_WHAT IS EXPECTED_
Would you copy the records below, exactly and only from their first line through the line containing "from matplotlib.patches import Rectangle", without any pictures?

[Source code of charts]
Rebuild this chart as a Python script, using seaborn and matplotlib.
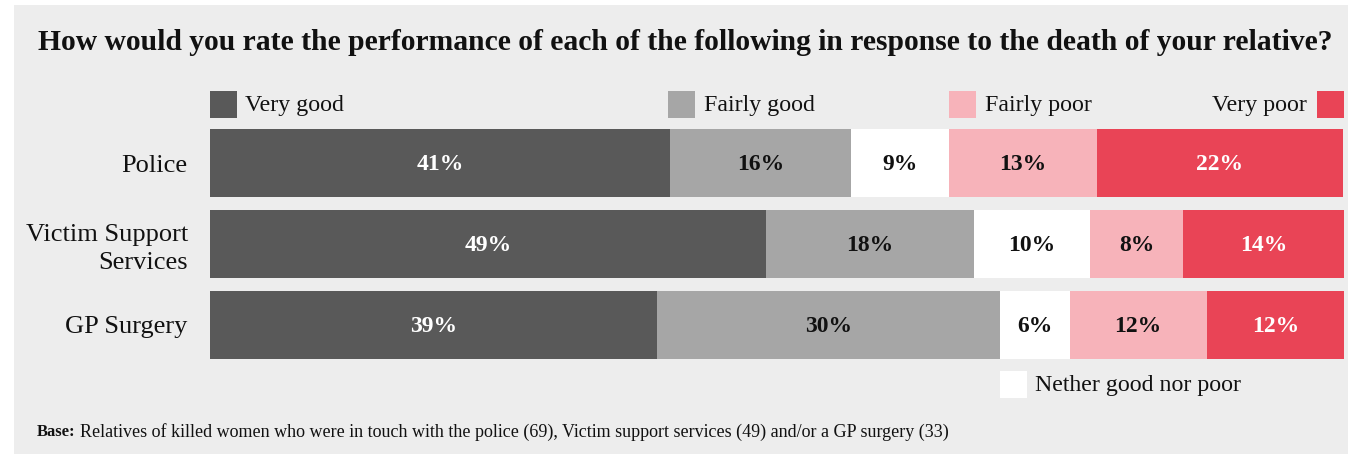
import matplotlib
matplotlib.use("Agg")
import matplotlib.pyplot as plt
import seaborn as sns
import pandas as pd
import numpy as np
from matplotlib.patches import Rectangle

# ---------------- data ----------------
categories = ["Police", "Victim Support\nServices", "GP Surgery"]
ratings = ["Very good", "Fairly good", "Nether good nor poor", "Fairly poor", "Very poor"]
very_good = [40.6, 49.0, 39.4]
fairly_good = [15.9, 18.4, 30.3]
neither = [8.7, 10.2, 6.1]
fairly_poor = [13.0, 8.2, 12.1]
very_poor = [21.7, 14.3, 12.1]
labels_very_good = ["41%", "49%", "39%"]
labels_fairly_good = ["16%", "18%", "30%"]
labels_neither = ["9%", "10%", "6%"]
labels_fairly_poor = ["13%", "8%", "12%"]
labels_very_poor = ["22%", "14%", "12%"]
colors = ["#595959", "#a6a6a6", "#ffffff", "#f7b3ba", "#e94456"]
label_colors = ["white", "#111111", "#111111", "#111111", "white"]
title = "How would you rate the performance of each of the following in response to the death of your relative?"
base_note = "Relatives of killed women who were in touch with the police (69), Victim support services (49) and/or a GP surgery (33)"

series = [very_good, fairly_good, neither, fairly_poor, very_poor]
series_labels = [labels_very_good, labels_fairly_good, labels_neither,
                 labels_fairly_poor, labels_very_poor]

rows = []
for r, vals in zip(ratings, series):
    for c, v in zip(categories, vals):
        rows.append({"category": c, "rating": r, "value": v})
df = pd.DataFrame(rows)
wide = df.pivot(index="category", columns="rating", values="value").loc[categories, ratings]
cum = wide.cumsum(axis=1)

# ---------------- figure ----------------
W, H = 1348, 454
DPI = 100
sns.set_theme(style="white")
plt.rcParams["font.family"] = ["Liberation Serif", "DejaVu Serif"]

fig = plt.figure(figsize=(W / DPI, H / DPI), dpi=DPI, facecolor="white")

def fx(x):
    return x / W

def fy(y):
    return 1 - y / H

# gray panel
fig.add_artist(Rectangle((fx(14), 0), 1 - fx(14), fy(5), transform=fig.transFigure,
                         facecolor="#ededed", edgecolor="none", zorder=-10))

ax = fig.add_axes([fx(210), fy(359), fx(1344) - fx(210), (359 - 129) / H])
ax.set_facecolor("none")

# stacked bars: draw cumulative totals from the outermost inward
for i in range(len(ratings) - 1, -1, -1):
    d = pd.DataFrame({"category": categories, "cum": cum[ratings[i]].values})
    sns.barplot(data=d, x="cum", y="category", orient="h", color=colors[i],
                width=0.84, saturation=1, ax=ax, edgecolor="none", linewidth=0)

ax.set_xlim(0, 100)
ax.set_ylim(2.42, -0.42)
for s in ax.spines.values():
    s.set_visible(False)
ax.set_xticks([])
ax.set_xlabel("")
ax.set_ylabel("")
ax.tick_params(axis="y", length=0, pad=16, labelsize=19)
for t in ax.get_yticklabels():
    t.set_color("#111111")
    t.set_linespacing(1.3)
    t.set_horizontalalignment("right")

# value labels
for i, r in enumerate(ratings):
    starts = cum[r].values - wide[r].values
    for j in range(len(categories)):
        xc = starts[j] + wide[r].values[j] / 2
        ax.text(xc, j + 0.02, series_labels[i][j], ha="center", va="center",
                fontsize=17, fontweight="bold", color=label_colors[i])

# legend (manual, positioned like the reference)
sq = 27
legend_items = [
    (0, 210, 91, 245, "left"),
    (1, 668, 91, 704, "left"),
    (3, 949, 91, 985, "left"),
    (4, 1317, 91, 1307, "right"),
    (2, 1000, 371, 1035, "left"),
]
for idx, sx, sy, tx, ha in legend_items:
    fig.add_artist(Rectangle((fx(sx), fy(sy + sq)), sq / W, sq / H,
                             transform=fig.transFigure, facecolor=colors[idx],
                             edgecolor="none"))
    fig.text(fx(tx), fy(sy + sq / 2 + 1), ratings[idx], ha=ha, va="center",
             fontsize=17.2, color="#111111")

# title
t_title = fig.text(fx(38), fy(42), title, ha="left", va="center",
                   fontsize=20, fontweight="bold", color="#111111")

# footnote
t_base = fig.text(fx(37), fy(432), "Base:", ha="left", va="center",
                  fontsize=12, fontweight="bold", color="#111111")
fig.canvas.draw()
rend = fig.canvas.get_renderer()
# fit title width to reference
bb = t_title.get_window_extent(rend)
t_title.set_fontsize(20 * (1335 - 38) / bb.width)
bbb = t_base.get_window_extent(rend)
t_note = fig.text(fx(37) + (bbb.width + 4) / W, fy(432), base_note, ha="left",
                  va="center", fontsize=11.5, color="#111111")
fig.canvas.draw()
bn = t_note.get_window_extent(rend)
target = 948 - (37 + bbb.width + 4)
t_note.set_fontsize(11.5 * target / bn.width)

fig.savefig("out.png", dpi=DPI, facecolor="white")
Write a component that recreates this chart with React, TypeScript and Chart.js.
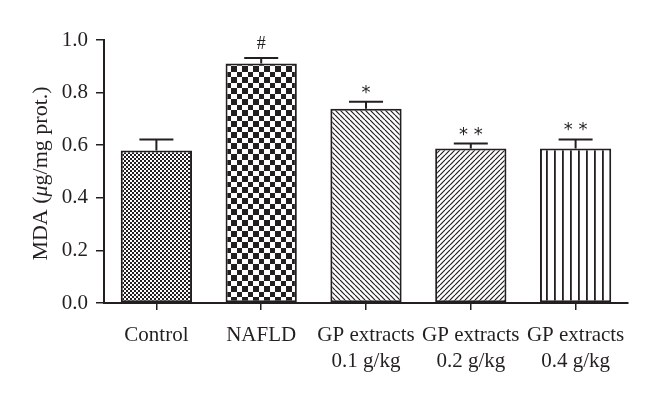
import React, { useEffect, useRef } from "react";
import { Chart, registerables } from "chart.js";

Chart.register(...registerables);

const categories: (string | string[])[] = [
  "Control",
  "NAFLD",
  ["GP extracts", "0.1 g/kg"],
  ["GP extracts", "0.2 g/kg"],
  ["GP extracts", "0.4 g/kg"],
];
const mdaValues = [0.58, 0.911, 0.739, 0.587, 0.587];
const sdValues = [0.042, 0.021, 0.026, 0.019, 0.035];
const significance = ["", "#", "*", "* *", "* *"];
const patternKinds = ["fineChecker", "coarseChecker", "backDiag", "fwdDiag", "vertical"];
const yMin = 0;
const yMax = 1.0;
const yStep = 0.2;

const INK = "#231f20";
const FONT = "'Liberation Serif', 'Times New Roman', serif";
const SANS = "'DejaVu Sans', sans-serif";

function makePattern(kind: string): CanvasPattern | string {
  const c = document.createElement("canvas");
  const ctx = c.getContext("2d");
  if (!ctx) return "#fff";
  if (kind === "fineChecker") {
    c.width = 4; c.height = 4;
    ctx.fillStyle = "#fff"; ctx.fillRect(0, 0, 4, 4);
    ctx.fillStyle = INK; ctx.fillRect(0, 0, 2, 2); ctx.fillRect(2, 2, 2, 2);
  } else if (kind === "coarseChecker") {
    c.width = 11; c.height = 11;
    ctx.fillStyle = "#fff"; ctx.fillRect(0, 0, 11, 11);
    ctx.fillStyle = INK; ctx.fillRect(0, 0, 6, 6); ctx.fillRect(6, 6, 5, 5);
  } else if (kind === "backDiag" || kind === "fwdDiag") {
    const n = 5;
    c.width = n; c.height = n;
    ctx.fillStyle = "#fff"; ctx.fillRect(0, 0, n, n);
    ctx.strokeStyle = INK; ctx.lineWidth = 1.2;
    for (let k = -1; k <= 1; k++) {
      ctx.beginPath();
      if (kind === "backDiag") {
        ctx.moveTo(k * n, 0); ctx.lineTo(k * n + n, n);
      } else {
        ctx.moveTo(k * n, n); ctx.lineTo(k * n + n, 0);
      }
      ctx.stroke();
    }
  } else {
    c.width = 8; c.height = 8;
    ctx.fillStyle = "#fff"; ctx.fillRect(0, 0, 8, 8);
    ctx.fillStyle = INK; ctx.fillRect(2, 0, 1.8, 8);
  }
  return ctx.createPattern(c, "repeat") as CanvasPattern;
}

const errorBarPlugin = {
  id: "errorBars",
  afterDatasetsDraw(chart: any) {
    const meta = chart.getDatasetMeta(0);
    const yScale = chart.scales.y;
    const ctx = chart.ctx;
    ctx.save();
    ctx.strokeStyle = INK;
    ctx.lineWidth = 2;
    meta.data.forEach((bar: any, i: number) => {
      const top = yScale.getPixelForValue(mdaValues[i] + sdValues[i]);
      ctx.beginPath();
      ctx.moveTo(bar.x, bar.y);
      ctx.lineTo(bar.x, top);
      ctx.moveTo(bar.x - 17, top);
      ctx.lineTo(bar.x + 17, top);
      ctx.stroke();
      const s = significance[i];
      if (s) {
        ctx.fillStyle = INK;
        ctx.textAlign = "center";
        ctx.textBaseline = "alphabetic";
        if (s === "#") {
          ctx.font = `18px ${FONT}`;
          ctx.fillText(s, bar.x, top - 9);
        } else {
          ctx.font = `18px ${SANS}`;
          ctx.fillText(s, bar.x, top - 4);
        }
      }
    });
    ctx.restore();
  },
};

const yTitlePlugin = {
  id: "yTitle",
  afterDraw(chart: any) {
    const ctx = chart.ctx;
    const area = chart.chartArea;
    const parts = [
      { t: "MDA (", f: `22px ${FONT}` },
      { t: "μ", f: `italic 22px ${FONT}` },
      { t: "g/mg prot.)", f: `22px ${FONT}` },
    ];
    ctx.save();
    let total = 0;
    parts.forEach((p) => { ctx.font = p.f; total += ctx.measureText(p.t).width; });
    ctx.translate(41, (area.top + area.bottom) / 2 + 2);
    ctx.rotate(-Math.PI / 2);
    ctx.fillStyle = INK;
    ctx.textBaseline = "middle";
    ctx.textAlign = "left";
    let x = -total / 2;
    parts.forEach((p) => {
      ctx.font = p.f;
      ctx.fillText(p.t, x, 0);
      x += ctx.measureText(p.t).width;
    });
    ctx.restore();
  },
};

export default function App() {
  const ref = useRef<HTMLCanvasElement | null>(null);
  useEffect(() => {
    if (!ref.current) return;
    const chart = new Chart(ref.current, {
      type: "bar",
      data: {
        labels: categories,
        datasets: [
          {
            label: "MDA",
            data: mdaValues,
            backgroundColor: patternKinds.map(makePattern) as any,
            borderColor: INK,
            borderWidth: 2,
            borderSkipped: false,
            barPercentage: 0.68,
            categoryPercentage: 1,
          },
        ],
      },
      options: {
        animation: false,
        responsive: false,
        maintainAspectRatio: false,
        layout: { padding: { top: 40, right: 32, left: 0, bottom: 0 } },
        plugins: { legend: { display: false }, tooltip: { enabled: false } },
        scales: {
          x: {
            offset: true,
            grid: { display: true, offset: false, drawOnChartArea: false, tickLength: 7, tickColor: INK, lineWidth: 1.5 },
            border: { display: true, color: INK, width: 2 },
            ticks: { color: INK, font: { family: FONT, size: 21, lineHeight: 1.25 }, padding: 12, maxRotation: 0, autoSkip: false },
            afterFit: (s: any) => { s.height = 93; },
          },
          y: {
            min: yMin,
            max: yMax,
            grid: { display: true, drawOnChartArea: false, tickLength: 8, tickColor: INK, lineWidth: 1.5 },
            border: { display: true, color: INK, width: 2 },
            ticks: {
              stepSize: yStep,
              color: INK,
              font: { family: FONT, size: 21 },
              padding: 8,
              callback: (v: any) => Number(v).toFixed(1),
            },
            afterFit: (s: any) => { s.width = 104; },
          },
        },
      },
      plugins: [errorBarPlugin, yTitlePlugin],
    });
    return () => chart.destroy();
  }, []);
  return (
    <div style={{ position: "fixed", left: 0, top: 0, width: 660, height: 396, background: "#fff" }}>
      <canvas ref={ref} width={660} height={396} style={{ width: 660, height: 396, display: "block" }} />
    </div>
  );
}
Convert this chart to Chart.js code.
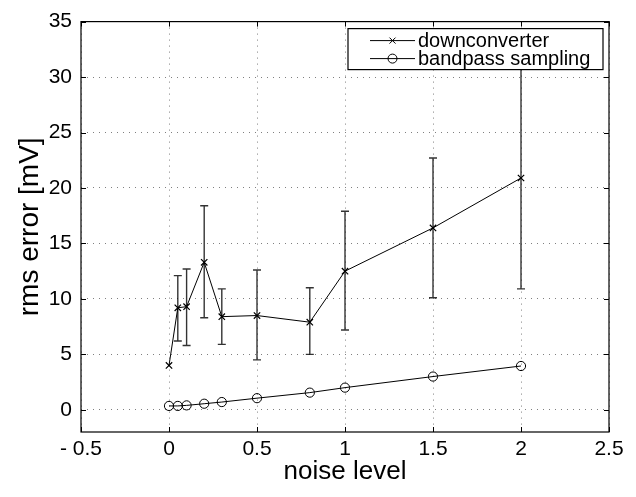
<!DOCTYPE html>
<html>
<head>
<meta charset="utf-8">
<script src="https://cdn.jsdelivr.net/npm/chart.js@4.4.1/dist/chart.umd.min.js"></script>
<style>
  html, body { margin: 0; padding: 0; background: #fff; }
  #wrap { width: 636px; height: 497px; }
</style>
</head>
<body>
<div id="wrap"><canvas id="chart" width="636" height="497"></canvas></div>
<script>
// noise levels used for both series
const noiseLevels = [0, 0.05, 0.1, 0.2, 0.3, 0.5, 0.8, 1, 1.5, 2];

// downconverter: mean rms error and error bar ends (mV)
const downMean = [4.0, 9.2, 9.3, 13.3, 8.4, 8.5, 7.9, 12.5, 16.4, 20.9];
const downLow  = [4.0, 6.2, 5.8, 8.3, 5.9, 4.5, 5.0, 7.2, 10.1, 10.9];
const downHigh = [4.0, 12.1, 12.7, 18.4, 10.9, 12.6, 11.0, 17.9, 22.7, 30.9];

// bandpass sampling
const bandMean = [0.35, 0.35, 0.4, 0.55, 0.7, 1.05, 1.55, 2.0, 3.0, 3.95];

const seriesLabels = ['downconverter', 'bandpass sampling'];
const xTicks = [-0.5, 0, 0.5, 1, 1.5, 2, 2.5];
const yTicks = [0, 5, 10, 15, 20, 25, 30, 35];

const FONT = '"Liberation Sans", Arial, sans-serif';

function toPoints(xs, ys) {
    return xs.map((x, i) => ({ x: x, y: ys[i] }));
}

// error bars for the downconverter series, drawn through the scales
const errorBars = {
    id: 'errorBars',
    beforeDatasetsDraw(chart) {
        const { ctx, chartArea, scales } = chart;
        ctx.save();
        ctx.beginPath();
        ctx.rect(chartArea.left, chartArea.top, chartArea.right - chartArea.left, chartArea.bottom - chartArea.top);
        ctx.clip();
        ctx.strokeStyle = 'rgba(0,0,0,0.8)';
        ctx.lineWidth = 1.4;
        noiseLevels.forEach((x, i) => {
            if (downHigh[i] === downLow[i]) return;
            const px = scales.x.getPixelForValue(x);
            const top = scales.y.getPixelForValue(downHigh[i]);
            const bot = scales.y.getPixelForValue(downLow[i]);
            ctx.beginPath();
            ctx.moveTo(px, top);
            ctx.lineTo(px, bot);
            ctx.moveTo(px - 4, top);
            ctx.lineTo(px + 4, top);
            ctx.moveTo(px - 4, bot);
            ctx.lineTo(px + 4, bot);
            ctx.stroke();
        });
        ctx.restore();
    }
};

// box, inward ticks and the legend in the top right corner
const frameAndLegend = {
    id: 'frameAndLegend',
    afterDraw(chart) {
        const { ctx, chartArea: a, scales } = chart;
        ctx.save();
        ctx.strokeStyle = '#000';
        ctx.lineWidth = 1.2;
        ctx.strokeRect(a.left, a.top, a.right - a.left, a.bottom - a.top);

        ctx.lineWidth = 1;
        ctx.beginPath();
        xTicks.forEach((v) => {
            const px = Math.round(scales.x.getPixelForValue(v)) + 0.5;
            ctx.moveTo(px, a.bottom); ctx.lineTo(px, a.bottom - 5);
            ctx.moveTo(px, a.top); ctx.lineTo(px, a.top + 5);
        });
        yTicks.forEach((v) => {
            const py = Math.round(scales.y.getPixelForValue(v)) + 0.5;
            ctx.moveTo(a.left, py); ctx.lineTo(a.left + 5, py);
            ctx.moveTo(a.right, py); ctx.lineTo(a.right - 5, py);
        });
        ctx.stroke();

        // legend
        const lx = a.right - 261, ly = a.top + 7, lw = 255, lh = 41;
        ctx.fillStyle = '#fff';
        ctx.fillRect(lx, ly, lw, lh);
        ctx.lineWidth = 1.2;
        ctx.strokeRect(lx, ly, lw, lh);
        ctx.font = '20px ' + FONT;
        ctx.textBaseline = 'middle';
        ctx.textAlign = 'left';
        chart.data.datasets.forEach((ds, i) => {
            const y = ly + 12 + i * 18;
            ctx.strokeStyle = '#000';
            ctx.lineWidth = 1;
            ctx.beginPath();
            ctx.moveTo(lx + 22, y);
            ctx.lineTo(lx + 67, y);
            ctx.stroke();
            const cx = lx + 44.5;
            ctx.beginPath();
            if (ds.pointStyle === 'crossRot') {
                ctx.moveTo(cx - 3, y - 3); ctx.lineTo(cx + 3, y + 3);
                ctx.moveTo(cx - 3, y + 3); ctx.lineTo(cx + 3, y - 3);
            } else {
                ctx.arc(cx, y, 4.5, 0, Math.PI * 2);
            }
            ctx.stroke();
            ctx.fillStyle = '#000';
            ctx.fillText(ds.label, lx + 70, y + 1);
        });
        ctx.restore();
    }
};

new Chart(document.getElementById('chart'), {
    type: 'line',
    data: {
        datasets: [
            {
                label: seriesLabels[0],
                data: toPoints(noiseLevels, downMean),
                borderColor: '#000',
                borderWidth: 1,
                pointStyle: 'crossRot',
                pointRadius: 4.5,
                pointBorderColor: '#000',
                pointBorderWidth: 1.2,
                pointBackgroundColor: 'transparent',
                fill: false,
                tension: 0
            },
            {
                label: seriesLabels[1],
                data: toPoints(noiseLevels, bandMean),
                borderColor: '#000',
                borderWidth: 1,
                pointStyle: 'circle',
                pointRadius: 4.6,
                pointBorderColor: '#000',
                pointBorderWidth: 1,
                pointBackgroundColor: 'transparent',
                fill: false,
                tension: 0
            }
        ]
    },
    options: {
        responsive: false,
        animation: false,
        layout: { padding: { top: 16, right: 27, left: 0, bottom: 0 } },
        plugins: {
            legend: { display: false },
            tooltip: { enabled: false }
        },
        scales: {
            x: {
                type: 'linear',
                min: -0.5,
                max: 2.5,
                afterBuildTicks: (scale) => { scale.ticks = xTicks.map((v) => ({ value: v })); },
                afterFit: (scale) => { scale.height = 65; },
                ticks: {
                    color: '#000',
                    font: { family: FONT, size: 21 },
                    padding: 5,
                    maxRotation: 0,
                    callback: (v) => (v < 0 ? '- ' + Math.abs(v) : String(v))
                },
                grid: { color: 'rgba(0,0,0,0.5)', lineWidth: 1, drawTicks: false },
                border: { display: false, dash: [1, 5] },
                title: {
                    display: true,
                    text: 'noise level',
                    color: '#000',
                    font: { family: FONT, size: 26 },
                    padding: { top: 0, bottom: 10 }
                }
            },
            y: {
                type: 'linear',
                min: -2,
                max: 35,
                afterBuildTicks: (scale) => { scale.ticks = yTicks.map((v) => ({ value: v })); },
                afterFit: (scale) => { scale.width = 81; },
                ticks: {
                    color: '#000',
                    font: { family: FONT, size: 21 },
                    padding: 9
                },
                grid: { color: 'rgba(0,0,0,0.5)', lineWidth: 1, drawTicks: false },
                border: { display: false, dash: [1, 5] },
                title: {
                    display: true,
                    text: 'rms error [mV]',
                    color: '#000',
                    font: { family: FONT, size: 28 },
                    padding: { top: 13, bottom: 0 }
                }
            }
        }
    },
    plugins: [errorBars, frameAndLegend]
});
</script>
</body>
</html>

_CORRECT RESPONSE_
Rebuild this chart as a Python script, using seaborn and matplotlib.
import matplotlib
matplotlib.use("Agg")
import matplotlib.pyplot as plt
import seaborn as sns
import pandas as pd
import numpy as np
from matplotlib.patches import Rectangle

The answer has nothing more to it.